## Your instructions:
Restate the data below word for word. Skip any images it contains.

## Data extract:
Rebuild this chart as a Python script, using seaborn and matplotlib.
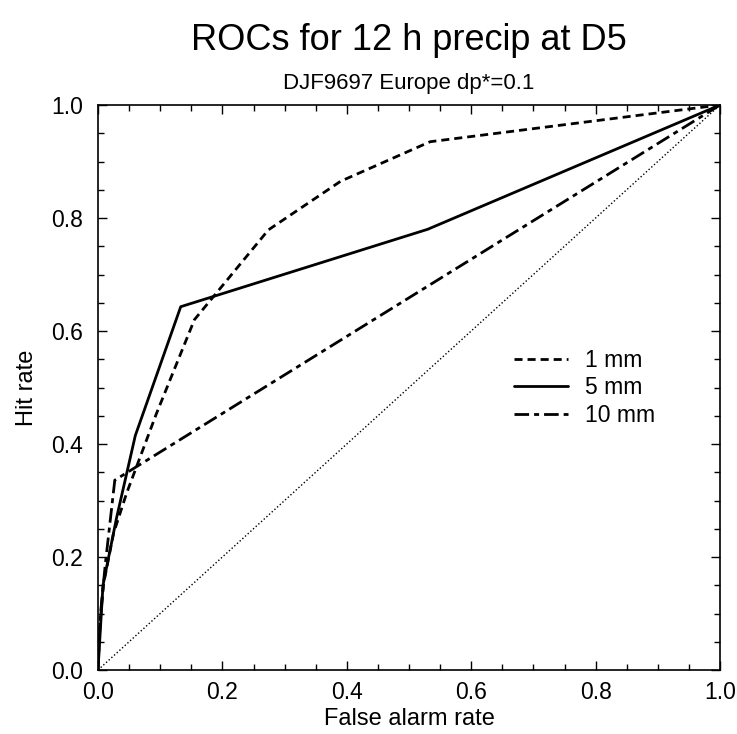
import matplotlib
matplotlib.use("Agg")
import matplotlib.pyplot as plt
import seaborn as sns
import pandas as pd
from matplotlib.ticker import MultipleLocator

# ---- data ----
far_1mm = [0.0, 0.003, 0.009, 0.025, 0.046, 0.094, 0.155, 0.274, 0.39, 0.534, 1.0]
hit_1mm = [0.0, 0.08, 0.153, 0.242, 0.313, 0.454, 0.62, 0.779, 0.865, 0.935, 1.0]

far_5mm = [0.0, 0.008, 0.03, 0.06, 0.133, 0.53, 1.0]
hit_5mm = [0.0, 0.15, 0.27, 0.415, 0.643, 0.78, 1.0]

far_10mm = [0.0, 0.004, 0.012, 0.027, 1.0]
hit_10mm = [0.0, 0.10, 0.19, 0.336, 1.0]

series_labels = ["1 mm", "5 mm", "10 mm"]
diag = [0.0, 1.0]

sns.set_style("ticks")
plt.rcParams["font.family"] = ["Liberation Sans", "DejaVu Sans"]
plt.rcParams["lines.scale_dashes"] = False
for k in ["text.color", "axes.labelcolor", "xtick.color", "ytick.color", "axes.edgecolor"]:
    plt.rcParams[k] = "black"

frames = []
for lab, fx, hy in zip(series_labels, [far_1mm, far_5mm, far_10mm], [hit_1mm, hit_5mm, hit_10mm]):
    frames.append(pd.DataFrame({"far": fx, "hit": hy, "thr": lab}))
df = pd.concat(frames, ignore_index=True)

fig = plt.figure(figsize=(7.37, 7.34), dpi=100)
ax = fig.add_axes([98 / 737, 1 - 670 / 734, 622 / 737, 565 / 734])

dash_map = {"1 mm": (5.8, 3.6), "5 mm": "", "10 mm": (10.5, 3.6, 3.6, 3.6)}
sns.lineplot(data=df, x="far", y="hit", hue="thr", style="thr",
             palette=["black"] * 3, dashes=dash_map, estimator=None, sort=False,
             linewidth=2.0, ax=ax, legend=True)

# no-skill diagonal
sns.lineplot(x=diag, y=diag, color="black", linestyle=(0, (1, 1.6)), linewidth=1.0, ax=ax,
             legend=False, estimator=None)

ax.set_xlim(0, 1)
ax.set_ylim(0, 1)
ax.xaxis.set_major_locator(MultipleLocator(0.2))
ax.yaxis.set_major_locator(MultipleLocator(0.2))
ax.xaxis.set_minor_locator(MultipleLocator(0.05))
ax.yaxis.set_minor_locator(MultipleLocator(0.05))
ax.tick_params(which="both", direction="in", top=True, right=True, width=1.0, color="black")
ax.tick_params(which="major", length=6.5, labelsize=16.5)
ax.tick_params(axis="x", which="major", pad=8)
ax.tick_params(axis="y", which="major", pad=11)
ax.tick_params(which="minor", length=4)
for s in ax.spines.values():
    s.set_visible(True)
    s.set_linewidth(1.2)
    s.set_color("black")

ax.set_xlabel("False alarm rate", fontsize=17, labelpad=3)
ax.set_ylabel("Hit rate", fontsize=17, labelpad=9)

handles, labels = ax.get_legend_handles_labels()
leg = ax.legend(handles, labels, loc="upper left", bbox_to_anchor=(0.636, 0.605), frameon=False,
                fontsize=16.5, handlelength=2.35, handletextpad=0.75, labelspacing=0.2)

fig.text((98 + 720) / 2 / 737, 1 - 40 / 734, "ROCs for 12 h precip at D5", ha="center", va="center",
         fontsize=26)
fig.text((98 + 720) / 2 / 737, 1 - 83 / 734, "DJF9697 Europe dp*=0.1", ha="center", va="center",
         fontsize=16)

fig.savefig("out.png", dpi=100)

## Solved problem:
Rebuild this chart as a Python script, using seaborn and matplotlib.
import matplotlib
matplotlib.use("Agg")
import matplotlib.pyplot as plt
import seaborn as sns
import pandas as pd
from matplotlib.ticker import MultipleLocator

# ---- data ----
far_1mm = [0.0, 0.003, 0.009, 0.025, 0.046, 0.094, 0.155, 0.274, 0.39, 0.534, 1.0]
hit_1mm = [0.0, 0.08, 0.153, 0.242, 0.313, 0.454, 0.62, 0.779, 0.865, 0.935, 1.0]

far_5mm = [0.0, 0.008, 0.03, 0.06, 0.133, 0.53, 1.0]
hit_5mm = [0.0, 0.15, 0.27, 0.415, 0.643, 0.78, 1.0]

far_10mm = [0.0, 0.004, 0.012, 0.027, 1.0]
hit_10mm = [0.0, 0.10, 0.19, 0.336, 1.0]

series_labels = ["1 mm", "5 mm", "10 mm"]
diag = [0.0, 1.0]

sns.set_style("ticks")
plt.rcParams["font.family"] = ["Liberation Sans", "DejaVu Sans"]
plt.rcParams["lines.scale_dashes"] = False
for k in ["text.color", "axes.labelcolor", "xtick.color", "ytick.color", "axes.edgecolor"]:
    plt.rcParams[k] = "black"

frames = []
for lab, fx, hy in zip(series_labels, [far_1mm, far_5mm, far_10mm], [hit_1mm, hit_5mm, hit_10mm]):
    frames.append(pd.DataFrame({"far": fx, "hit": hy, "thr": lab}))
df = pd.concat(frames, ignore_index=True)

fig = plt.figure(figsize=(7.37, 7.34), dpi=100)
ax = fig.add_axes([98 / 737, 1 - 670 / 734, 622 / 737, 565 / 734])

dash_map = {"1 mm": (5.8, 3.6), "5 mm": "", "10 mm": (10.5, 3.6, 3.6, 3.6)}
sns.lineplot(data=df, x="far", y="hit", hue="thr", style="thr",
             palette=["black"] * 3, dashes=dash_map, estimator=None, sort=False,
             linewidth=2.0, ax=ax, legend=True)

# no-skill diagonal
sns.lineplot(x=diag, y=diag, color="black", linestyle=(0, (1, 1.6)), linewidth=1.0, ax=ax,
             legend=False, estimator=None)

ax.set_xlim(0, 1)
ax.set_ylim(0, 1)
ax.xaxis.set_major_locator(MultipleLocator(0.2))
ax.yaxis.set_major_locator(MultipleLocator(0.2))
ax.xaxis.set_minor_locator(MultipleLocator(0.05))
ax.yaxis.set_minor_locator(MultipleLocator(0.05))
ax.tick_params(which="both", direction="in", top=True, right=True, width=1.0, color="black")
ax.tick_params(which="major", length=6.5, labelsize=16.5)
ax.tick_params(axis="x", which="major", pad=8)
ax.tick_params(axis="y", which="major", pad=11)
ax.tick_params(which="minor", length=4)
for s in ax.spines.values():
    s.set_visible(True)
    s.set_linewidth(1.2)
    s.set_color("black")

ax.set_xlabel("False alarm rate", fontsize=17, labelpad=3)
ax.set_ylabel("Hit rate", fontsize=17, labelpad=9)

handles, labels = ax.get_legend_handles_labels()
leg = ax.legend(handles, labels, loc="upper left", bbox_to_anchor=(0.636, 0.605), frameon=False,
                fontsize=16.5, handlelength=2.35, handletextpad=0.75, labelspacing=0.2)

fig.text((98 + 720) / 2 / 737, 1 - 40 / 734, "ROCs for 12 h precip at D5", ha="center", va="center",
         fontsize=26)
fig.text((98 + 720) / 2 / 737, 1 - 83 / 734, "DJF9697 Europe dp*=0.1", ha="center", va="center",
         fontsize=16)

fig.savefig("out.png", dpi=100)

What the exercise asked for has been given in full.